The spring maintenance sequence
For property owners and managers approaching spring lot recovery systematically, the following sequence produces the most cost-effective outcome.
First: mechanical sweep to remove winter debris and restore drainage function. This is the precondition for accurate surface assessment — you cannot properly evaluate crack severity or drainage performance through a layer of winter residue.
Second: full surface inspection with crack mapping. Document every crack by location, width, and length. Assess whether cracking is isolated or connected, and whether any areas show signs of sub-base involvement — unevenness, surface movement under foot traffic, or localized depression.

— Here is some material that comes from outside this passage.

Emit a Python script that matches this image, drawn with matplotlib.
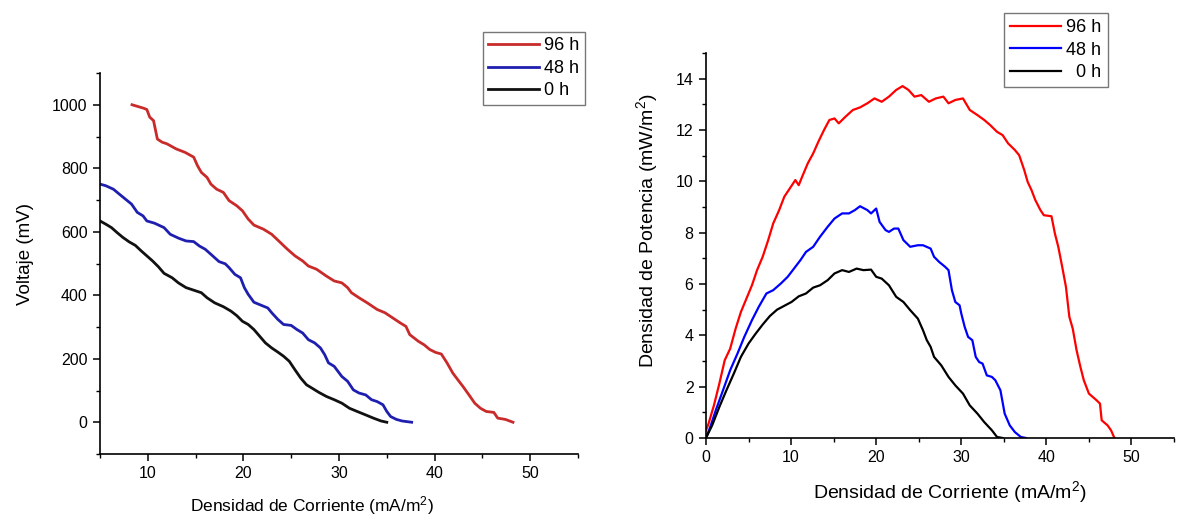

Third: surface repairs in priority order. Structural failures and connected cracking with possible sub-base involvement first. Isolated surface cracking second. Cold weather crack filling has limitations — surface temperature requirements apply to most sealant products, so timing within the spring window matters.
Fourth: restripe with ADA compliance review. Not a refresh of existing markings but a verified restripe that confirms the layout meets current standards and produces written documentation.
Fifth: drainage verification. After debris clearance and surface repairs, confirm that all gullies and outlets discharge properly during a rain event before closing out spring maintenance.
This sequence addresses winter damage efficiently, minimizes the window during which deferred problems continue to compound, and produces a documented maintenance record that has tangible value for insurance, liability defense, and property valuation purposes.